Overloaded functions and operators can be selected based on the tags of their operands. Example: In order to fetch the value of a pixel in the original image, only one function, origVal would be needed, which, depending on the tag of its operand would do a lookup in either the cartesian or the polar coordinate system. Likewise, arithmetic operators can be overloaded to do e.g. complex arithmetic for polar coordinates. The special case of at least one operand having the tag nil is resolved by element-wise application of the operator if the tuples have the same length, or the nil-tuple has length 1. Example: the angular part of a polar coordinate can be incremented by one through addition of the nil-tuple [0,1], i.e. ri:[2,3]+[0,1] yields ri:[2,4], while xy:[1,2]*2 has the result xy:[2,4].

Tag conversion

A second operator, namely the conversion operator (::) is introduced. It converts a tuple with one tag to a tuple with another tag. To convert polar to cartesian coordinates, one would write xy::(ra:[1,2]).

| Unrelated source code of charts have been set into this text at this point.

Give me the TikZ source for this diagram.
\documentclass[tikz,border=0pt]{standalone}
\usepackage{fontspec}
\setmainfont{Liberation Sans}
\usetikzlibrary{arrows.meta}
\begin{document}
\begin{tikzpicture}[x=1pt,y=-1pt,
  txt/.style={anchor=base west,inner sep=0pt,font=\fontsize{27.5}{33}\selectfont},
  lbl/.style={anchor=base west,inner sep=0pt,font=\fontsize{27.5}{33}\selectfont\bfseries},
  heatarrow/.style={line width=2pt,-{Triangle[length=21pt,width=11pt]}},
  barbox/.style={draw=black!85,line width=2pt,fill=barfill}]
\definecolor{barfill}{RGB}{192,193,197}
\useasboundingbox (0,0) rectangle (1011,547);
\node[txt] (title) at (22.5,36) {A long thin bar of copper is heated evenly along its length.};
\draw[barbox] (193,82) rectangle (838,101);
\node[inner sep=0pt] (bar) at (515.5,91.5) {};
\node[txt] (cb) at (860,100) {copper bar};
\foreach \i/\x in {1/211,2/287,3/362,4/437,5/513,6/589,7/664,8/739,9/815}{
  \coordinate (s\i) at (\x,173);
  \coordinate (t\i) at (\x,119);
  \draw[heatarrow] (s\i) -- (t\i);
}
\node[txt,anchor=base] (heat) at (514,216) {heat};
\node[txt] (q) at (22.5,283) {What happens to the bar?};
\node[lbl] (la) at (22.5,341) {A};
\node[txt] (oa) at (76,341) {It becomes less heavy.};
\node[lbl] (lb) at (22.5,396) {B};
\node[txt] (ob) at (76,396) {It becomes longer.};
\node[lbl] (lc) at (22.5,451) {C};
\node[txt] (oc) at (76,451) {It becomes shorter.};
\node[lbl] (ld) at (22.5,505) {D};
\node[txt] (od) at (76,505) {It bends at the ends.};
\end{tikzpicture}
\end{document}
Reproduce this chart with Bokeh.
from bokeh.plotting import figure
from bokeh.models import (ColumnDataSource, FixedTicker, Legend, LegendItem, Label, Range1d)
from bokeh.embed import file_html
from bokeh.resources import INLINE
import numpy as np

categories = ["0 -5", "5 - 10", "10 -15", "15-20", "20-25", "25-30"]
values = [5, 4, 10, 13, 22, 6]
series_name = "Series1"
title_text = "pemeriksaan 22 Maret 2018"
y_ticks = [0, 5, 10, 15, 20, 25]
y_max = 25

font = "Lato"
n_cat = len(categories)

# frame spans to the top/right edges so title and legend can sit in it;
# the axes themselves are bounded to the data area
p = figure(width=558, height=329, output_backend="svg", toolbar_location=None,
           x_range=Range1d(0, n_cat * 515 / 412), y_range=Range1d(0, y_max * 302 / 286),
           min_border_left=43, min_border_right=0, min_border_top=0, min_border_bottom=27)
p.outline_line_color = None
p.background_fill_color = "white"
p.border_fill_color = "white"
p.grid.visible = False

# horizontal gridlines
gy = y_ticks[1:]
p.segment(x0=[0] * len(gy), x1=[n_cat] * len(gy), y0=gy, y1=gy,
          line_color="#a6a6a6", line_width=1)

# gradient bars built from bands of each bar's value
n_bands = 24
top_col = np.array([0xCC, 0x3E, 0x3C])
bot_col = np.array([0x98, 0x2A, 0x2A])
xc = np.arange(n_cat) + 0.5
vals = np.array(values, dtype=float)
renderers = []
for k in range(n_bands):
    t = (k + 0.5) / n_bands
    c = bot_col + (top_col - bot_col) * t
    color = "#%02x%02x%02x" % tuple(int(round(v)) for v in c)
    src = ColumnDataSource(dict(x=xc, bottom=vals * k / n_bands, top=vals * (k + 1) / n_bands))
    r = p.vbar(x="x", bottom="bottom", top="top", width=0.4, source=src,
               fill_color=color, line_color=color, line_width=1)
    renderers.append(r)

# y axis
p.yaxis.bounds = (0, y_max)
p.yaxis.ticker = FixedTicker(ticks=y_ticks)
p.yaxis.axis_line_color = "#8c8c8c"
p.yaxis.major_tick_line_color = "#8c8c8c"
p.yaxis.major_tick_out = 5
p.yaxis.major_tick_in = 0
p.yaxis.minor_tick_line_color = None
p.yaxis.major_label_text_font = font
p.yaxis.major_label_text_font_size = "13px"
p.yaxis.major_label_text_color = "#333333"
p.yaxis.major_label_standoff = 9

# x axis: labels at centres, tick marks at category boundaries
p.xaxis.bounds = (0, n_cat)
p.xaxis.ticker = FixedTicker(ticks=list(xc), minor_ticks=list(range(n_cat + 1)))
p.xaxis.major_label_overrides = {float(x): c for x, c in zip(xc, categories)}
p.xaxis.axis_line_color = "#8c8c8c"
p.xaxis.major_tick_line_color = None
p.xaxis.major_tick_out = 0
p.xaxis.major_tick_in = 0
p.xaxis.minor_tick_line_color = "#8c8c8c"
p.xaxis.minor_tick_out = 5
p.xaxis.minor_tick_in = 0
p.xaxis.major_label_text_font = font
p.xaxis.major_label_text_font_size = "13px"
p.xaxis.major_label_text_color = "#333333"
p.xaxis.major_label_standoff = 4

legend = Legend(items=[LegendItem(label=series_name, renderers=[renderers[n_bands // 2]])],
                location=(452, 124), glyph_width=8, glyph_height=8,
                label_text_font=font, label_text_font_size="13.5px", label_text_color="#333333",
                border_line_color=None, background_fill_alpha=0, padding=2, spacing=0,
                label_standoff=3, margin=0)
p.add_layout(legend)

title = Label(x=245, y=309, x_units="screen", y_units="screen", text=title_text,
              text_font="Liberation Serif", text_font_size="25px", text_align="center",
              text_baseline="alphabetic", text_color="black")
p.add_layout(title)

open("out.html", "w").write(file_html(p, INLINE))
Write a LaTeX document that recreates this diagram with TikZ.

There are two bottlenecks for the efficiency of MathMap: the GIMP plug-in interface and the stack-machine interpreter. While tagged tuples have no effect on the former, they do affect the latter. The performance of an evaluation by the interpreter depends mainly on the number of instructions the interpreter has to execute. Since tagged tuples can perform operations in one instruction which would now require more than one instruction, performance is likely to increase. While a performance penalty could result from resolving polymorphism, I avoid this penalty by requiring that the tuple tags and lengths of all expressions can be determined statically. This means that expressions like if condition then [1,2] else [3,4,5] end are illegal.